O complexo de campos de refugiados de Dadaab, no Quênia, tem 245 mil pessoas. Mais de 95% são somalis que fugiram da seca, da fome, da guerra e do terrorismo da milícia extremista Al Shabab.
Durante mais de 20 anos, Dadaab foi o maior campo de refugiados do mundo. Recentemente foi ultrapassado por Bidi Bidi, em Uganda, onde o fluxo maciço de sul-sudaneses levou o campo a inchar para 270 mil pessoas.
A fome na Somália, no Sudão do Sul, na Nigéria e no Iêmen ameaça 20 milhões de pessoas. Segundo a ONU, trata-se da maior crise humanitária da história. Só na Somália e no Sudão do Sul, 13,5 milhões estão passando fome. Há o perigo de uma situação semelhante à de 2011, quando 250 mil pessoas morreram de inanição na Somália.
E diante dessa catástrofe iminente, como reage a comunidade internacional? A ajuda para a África está encolhendo, em vez de aumentar.
Usemos o exemplo do Quênia, que absorve boa parte dos centenas de milhares de refugiados somalis e sul-sudaneses.
No ano passado, dos US$ 272 milhões necessários para o Alto Comissariado das Nações Unidas para Refugiados, o Acnur, administrar os campos do Quênia, só 38,4% foram doados. Mais de 60% das doações vieram dos EUA.

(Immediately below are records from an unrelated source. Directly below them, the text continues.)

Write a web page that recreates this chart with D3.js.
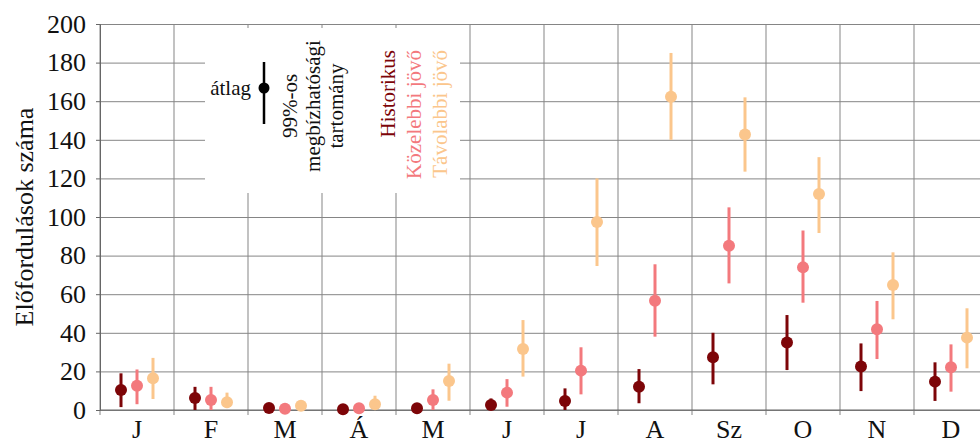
<!DOCTYPE html>
<html>
<head>
<meta charset="utf-8">
<script src="https://cdn.jsdelivr.net/npm/d3@7"></script>
<style>
  body { margin: 0; background: #fff; }
  svg text { font-family: "Liberation Serif", "Times New Roman", serif; }
</style>
</head>
<body>
<script>
// Width and height of chart
var width = 980;
var height = 446;

// months and y ticks
var months = ["J", "F", "M", "Á", "M", "J", "J", "A", "Sz", "O", "N", "D"];
var yTicks = [0, 20, 40, 60, 80, 100, 120, 140, 160, 180, 200];

// series names (legend)
var seriesNames = ["Historikus", "Közelebbi jövő", "Távolabbi jövő"];
var seriesColors = ["#7d0508", "#f3797d", "#fbc68c"];

// mean and 99% interval, one value per month
var histMean = [10.4, 6.2, 1, 0.4, 0.9, 2.6, 4.7, 12.1, 27.3, 35, 22.5, 14.7];
var histLow  = [1.5, 0, 0, 0, 0, 0.5, 0, 3.5, 13.3, 20.7, 9.8, 4.7];
var histHigh = [19, 12, 2, 1.5, 2, 6, 11.2, 21.2, 40, 49.2, 34.5, 24.7];

var nearMean = [12.6, 5.2, 0.7, 0.9, 5.2, 9, 20.4, 56.6, 85.1, 73.9, 41.8, 22.1];
var nearLow  = [3, 0, 0, 0, 0, 1.7, 8.1, 38, 65.6, 55.6, 26.4, 9.5];
var nearHigh = [21, 12, 2, 2, 10.7, 16, 32.5, 75.5, 105, 93, 56.5, 34];

var farMean = [16.5, 4, 2.2, 3, 15, 31.6, 97.4, 162.3, 142.8, 111.9, 64.8, 37.5];
var farLow  = [5.7, 1, 0, 0, 4.8, 17.3, 74.6, 140, 123.5, 91.7, 47, 21.6];
var farHigh = [27, 9, 4, 7.4, 24, 46.6, 120, 185, 162, 131, 81.7, 52.7];

var margin = { left: 100, top: 24, bottom: 36 };
var plotW = 888;
var plotH = height - margin.top - margin.bottom;
var serif = "'Liberation Serif', 'Times New Roman', serif";

var svg = d3.select("body")
  .append("svg")
  .attr("width", width)
  .attr("height", height)
  .attr("font-family", serif);

var x = d3.scaleBand()
  .domain(d3.range(months.length))
  .range([margin.left, margin.left + plotW])
  .padding(0);

var y = d3.scaleLinear()
  .domain([0, 200])
  .range([margin.top + plotH, margin.top]);

var sub = d3.scaleBand()
  .domain(d3.range(3))
  .range([x.bandwidth() / 2 - 24, x.bandwidth() / 2 + 24])
  .padding(0);

var gridColor = "#858585";

// horizontal grid
svg.append("g")
  .attr("transform", "translate(" + margin.left + ",0)")
  .call(d3.axisLeft(y).tickValues(yTicks).tickSize(-plotW).tickFormat(""))
  .call(function(g) {
    g.select(".domain").remove();
    g.selectAll("line").attr("stroke", gridColor);
  });

// vertical grid at month edges
var edges = d3.range(months.length + 1);
svg.append("g").selectAll("line")
  .data(edges)
  .enter()
  .append("line")
  .attr("x1", function(d) { return margin.left + d * x.bandwidth(); })
  .attr("x2", function(d) { return margin.left + d * x.bandwidth(); })
  .attr("y1", margin.top)
  .attr("y2", margin.top + plotH + 5)
  .attr("stroke", gridColor);

// white box behind the legend
svg.append("rect")
  .attr("x", 205)
  .attr("y", 28)
  .attr("width", 255)
  .attr("height", 165)
  .attr("fill", "#fff");

// y axis
svg.append("g")
  .attr("transform", "translate(" + margin.left + ",0)")
  .call(d3.axisLeft(y).tickValues(yTicks).tickSize(4).tickPadding(10))
  .attr("font-family", serif)
  .attr("font-size", 26)
  .call(function(g) {
    g.select(".domain").attr("stroke", "#666");
    g.selectAll("line").attr("stroke", "#666");
    g.selectAll("text").attr("fill", "#111");
  });

// x axis line
svg.append("line")
  .attr("x1", margin.left).attr("x2", margin.left + plotW)
  .attr("y1", y(0)).attr("y2", y(0))
  .attr("stroke", "#666");

// month labels
svg.append("g").selectAll("text")
  .data(months)
  .enter()
  .append("text")
  .attr("x", function(d, i) { return x(i) + x.bandwidth() / 2; })
  .attr("y", 438)
  .attr("text-anchor", "middle")
  .style("font-size", "26px")
  .attr("fill", "#111")
  .text(function(d) { return d; });

// y axis title
svg.append("text")
  .attr("transform", "translate(33," + (margin.top + plotH / 2) + ") rotate(-90)")
  .attr("text-anchor", "middle")
  .style("font-size", "26px")
  .attr("fill", "#111")
  .text("Előfordulások száma");

// the three series
var series = [
  { mean: histMean, low: histLow, high: histHigh },
  { mean: nearMean, low: nearLow, high: nearHigh },
  { mean: farMean, low: farLow, high: farHigh }
];

series.forEach(function(s, k) {
  var g = svg.append("g");
  var rows = months.map(function(m, i) {
    return { i: i, mean: s.mean[i], low: s.low[i], high: s.high[i] };
  });
  var cx = function(d) { return x(d.i) + sub(k) + sub.bandwidth() / 2; };
  g.selectAll("line")
    .data(rows)
    .enter()
    .append("line")
    .attr("x1", cx).attr("x2", cx)
    .attr("y1", function(d) { return y(d.low); })
    .attr("y2", function(d) { return y(d.high); })
    .attr("stroke", seriesColors[k])
    .attr("stroke-width", 3);
  g.selectAll("circle")
    .data(rows)
    .enter()
    .append("circle")
    .attr("cx", cx)
    .attr("cy", function(d) { return y(d.mean); })
    .attr("r", 6)
    .attr("fill", seriesColors[k]);
});

// legend: mean + interval
svg.append("line")
  .attr("x1", 264).attr("x2", 264)
  .attr("y1", 62).attr("y2", 124)
  .attr("stroke", "#000")
  .attr("stroke-width", 2.5);
svg.append("circle")
  .attr("cx", 264).attr("cy", 88).attr("r", 5.5)
  .attr("fill", "#000");
svg.append("text")
  .attr("x", 251).attr("y", 95)
  .attr("text-anchor", "end")
  .style("font-size", "21px")
  .attr("fill", "#111")
  .text("átlag");

var ciText = ["99%-os", "megbízhatósági", "tartomány"];
svg.append("g").selectAll("text")
  .data(ciText)
  .enter()
  .append("text")
  .attr("transform", function(d, i) { return "translate(" + (297 + i * 23) + ",106) rotate(-90)"; })
  .attr("text-anchor", "middle")
  .style("font-size", "21px")
  .attr("fill", "#111")
  .text(function(d) { return d; });

svg.append("g").selectAll("text")
  .data(seriesNames)
  .enter()
  .append("text")
  .attr("transform", function(d, i) { return "translate(" + (395 + i * 26) + ",50) rotate(-90)"; })
  .attr("text-anchor", "end")
  .style("font-size", "21px")
  .attr("fill", function(d, i) { return seriesColors[i]; })
  .text(function(d) { return d; });
</script>
</body>
</html>
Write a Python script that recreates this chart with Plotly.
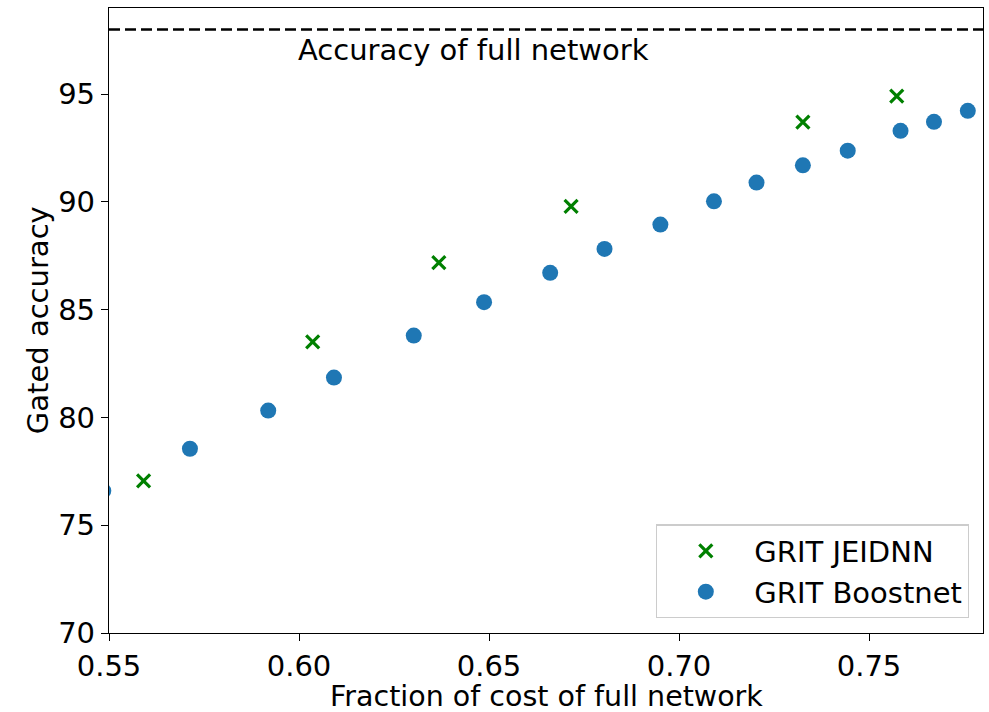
import plotly.graph_objects as go

# Fraction of the full network's cost vs. gated accuracy
boost_cost = [0.5485, 0.5713, 0.5919, 0.6092, 0.6302, 0.6487, 0.6661, 0.6804,
              0.6951, 0.7092, 0.7204, 0.7326, 0.7444, 0.7583, 0.7671, 0.7760]
boost_acc = [76.6, 78.55, 80.32, 81.85, 83.80, 85.35, 86.71, 87.82,
             88.95, 90.03, 90.90, 91.70, 92.38, 93.30, 93.72, 94.23]

jeidnn_cost = [0.5591, 0.6036, 0.6368, 0.6716, 0.7326, 0.7573]
jeidnn_acc = [77.06, 83.51, 87.19, 89.80, 93.70, 94.91]

full_acc = 98.0
x_range = [0.55, 0.78]
y_range = [70, 99]
x_ticks = [0.55, 0.60, 0.65, 0.70, 0.75]
y_ticks = [70, 75, 80, 85, 90, 95]

FONT = "DejaVu Sans"
FS = 29

fig = go.Figure()

fig.add_trace(go.Scatter(
    x=jeidnn_cost, y=jeidnn_acc, mode="markers", name="GRIT JEIDNN",
    marker=dict(symbol="x-thin", size=13, color="green",
                line=dict(color="green", width=3.2)),
))
fig.add_trace(go.Scatter(
    x=boost_cost, y=boost_acc, mode="markers", name="GRIT Boostnet",
    marker=dict(symbol="circle", size=16, color="#1f77b4", line=dict(width=0)),
))

# Reference line: accuracy of the full network
fig.add_trace(go.Scatter(
    x=x_range, y=[full_acc, full_acc], mode="lines", showlegend=False,
    line=dict(color="black", width=2.6, dash="11px,5px"), hoverinfo="skip",
))
fig.add_annotation(
    x=0.60, y=full_acc, xref="x", yref="y", text="Accuracy of full network",
    showarrow=False, xanchor="left", yanchor="top", yshift=-1, xshift=-3,
    font=dict(family=FONT, size=FS, color="black"),
)

# Axis titles
fig.add_annotation(
    x=0.5, y=-0.1265, xref="paper", yref="paper",
    text="Fraction of cost of full network", showarrow=False,
    xanchor="center", yanchor="bottom", yshift=-1.5, borderpad=0,
    font=dict(family=FONT, size=28.5, color="black"),
)
fig.add_annotation(
    x=-0.0816, y=0.5, xref="paper", yref="paper",
    text="Gated accuracy", showarrow=False, textangle=-90,
    xanchor="center", yanchor="middle",
    font=dict(family=FONT, size=FS, color="black"),
)

axis_common = dict(
    showgrid=False, zeroline=False, showline=True, linecolor="black",
    linewidth=1.3, mirror=True, ticks="outside", ticklen=7, tickwidth=1.3,
    tickcolor="black", tickfont=dict(family=FONT, size=FS, color="black"),
    automargin=False,
)

fig.update_xaxes(
    range=x_range, tickvals=x_ticks, ticktext=[f"{v:.2f}" for v in x_ticks],
    **axis_common,
)
fig.update_yaxes(
    range=y_range, tickvals=y_ticks, ticktext=[str(v) for v in y_ticks],
    **axis_common,
)

fig.update_layout(
    width=989, height=712,
    margin=dict(l=109, r=6, t=8, b=79),
    plot_bgcolor="white", paper_bgcolor="white",
    font=dict(family=FONT, size=FS, color="black"),
    legend=dict(
        x=0.984, y=0.0235, xanchor="right", yanchor="bottom",
        bgcolor="rgba(255,255,255,0.8)", bordercolor="#cccccc", borderwidth=1.3,
        font=dict(family=FONT, size=FS, color="black"),
        itemwidth=87, tracegroupgap=0,
    ),
    showlegend=True,
)

fig.write_html("out.html")
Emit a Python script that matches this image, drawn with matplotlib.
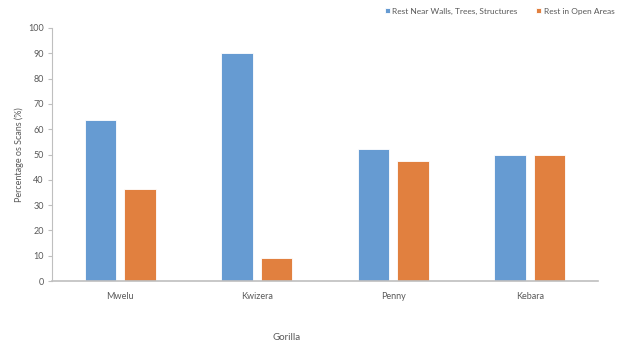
import numpy as np
import matplotlib.pyplot as plt

gorillas = ["Mwelu", "Kwizera", "Penny", "Kebara"]
near_structures = [63.6, 90.3, 52.3, 50.0]
open_areas = [36.4, 9.0, 47.3, 50.0]
series_names = ["Rest Near Walls, Trees, Structures", "Rest in Open Areas"]
yticks = np.arange(0, 101, 10)

blue = "#669BD2"
orange = "#E1803F"
grey_txt = "#595959"
axis_grey = "#BFBFBF"

plt.rcParams["font.family"] = ["Lato", "DejaVu Sans"]

fig = plt.figure(figsize=(6.25, 3.49), dpi=100)
ax = fig.add_axes([0.0832, 0.1948, 0.8736, 0.725])

x = np.arange(len(gorillas))
w = 0.23
off = 0.145
b1 = ax.bar(x - off, near_structures, w, color=blue, edgecolor="white", linewidth=0.6,
            label=series_names[0])
b2 = ax.bar(x + off, open_areas, w, color=orange, edgecolor="white", linewidth=0.6,
            label=series_names[1])

ax.set_xlim(-0.5, len(gorillas) - 0.5)
ax.set_ylim(0, 100)
ax.set_yticks(yticks)
ax.set_xticks(x)
ax.set_xticklabels(gorillas)

for s in ["top", "right"]:
    ax.spines[s].set_visible(False)
ax.spines["left"].set_color(axis_grey)
ax.spines["left"].set_linewidth(0.8)
ax.spines["bottom"].set_color(axis_grey)
ax.spines["bottom"].set_linewidth(1.2)

ax.tick_params(axis="y", colors=axis_grey, labelcolor=grey_txt, labelsize=6.5,
               length=3, width=0.8, pad=3)
ax.tick_params(axis="x", length=0, labelcolor=grey_txt, labelsize=6.5, pad=8)

ax.set_ylabel("Percentage os Scans (%)", fontsize=6.5, color=grey_txt, labelpad=3)
# x axis title sits left of the axes centre
fig.text(287 / 625, 1 - 338 / 349, "Gorilla", fontsize=7, color=grey_txt,
         ha="center", va="center")

fig.legend(handles=[b1, b2], loc="upper right", bbox_to_anchor=(0.995, 1.0),
           ncol=2, frameon=False, fontsize=6, labelcolor=grey_txt,
           handlelength=0.6, handleheight=0.6, handletextpad=0.3, columnspacing=2.2)

fig.savefig("out.png", dpi=100)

Neste ano, de acordo com relatório do Acnur de 14 de fevereiro, dos US$ 215,2 milhões necessários para 2017 (incluindo os recursos específicos para cuidar das crises humanitárias do Sudão do Sul e da Somália, que têm reflexo no Quênia), só 2% haviam sido doados. Os Estados Unidos não haviam doado nenhum centavo. Houve redução no número de refugiados nos campos em Dadaab porque o governo queniano acelerou um processo de repatriação "voluntária" de somalis.
A situação do campo, administrado pelo Acnur, é alarmante.
De dezembro de 2016 até abril deste ano, o World Food Program (WFP), que distribui os alimentos para os refugiados no campo, cortou a "ração" pela metade, por falta de recursos. As refeições com lentilhas, farinha, feijão e óleo eram distribuídas a cada quinze dias, mas os refugiados passaram a receber seus alimentos apenas uma vez no mês.
Em abril, alguns doadores reagiram aos apelos do WFP, entre eles os EUA, e a distribuição voltou ao normal. Mas pode voltar a ser reduzida no mês que vem.
Como se tudo isso não bastasse, o presidente Donald Trump já anunciou que um dos principais alvos de corte no Orçamento americano é a ajuda externa, que deve cair mais de 30%. Segundo documento preliminar obtido pela Foreign Policy, os recursos americanos para o Quênia podem cair 1.8% neste ano, embora as necessidades estejam crescendo muito por causa das crises na Somália e Sudão do Sul.
No Sudão do Sul, a ajuda sofreria um corte de 11,7%. Só para a Somália haveria aumentos de recursos, basicamente porque os EUA voltariam a fazer doações. Na fome de 2011, o governo americano cortou a ajuda para não financiar indiretamente o Al Shabab, que desviava parte dos alimentos. Esse corte de doações piorou uma situação que já era grave.
Enquanto isso, nos EUA, o governo se prepara para destinar mais US$ 120 milhões para cobrir os custos de proteção (com serviço secreto e outros) do presidente Donald Trump e sua família. Como a primeira família divide seu tempo entre três lugares –Casa Branca, Trump Tower, em Nova York, e Mar a Lago, na Flórida– aumentaram muito os custos.
Só com o aumento das despesas com a segurança da primeira família no glamour de NY e Palm Beach seria possível cobrir quase metade do orçamento do Acnur para o Quênia.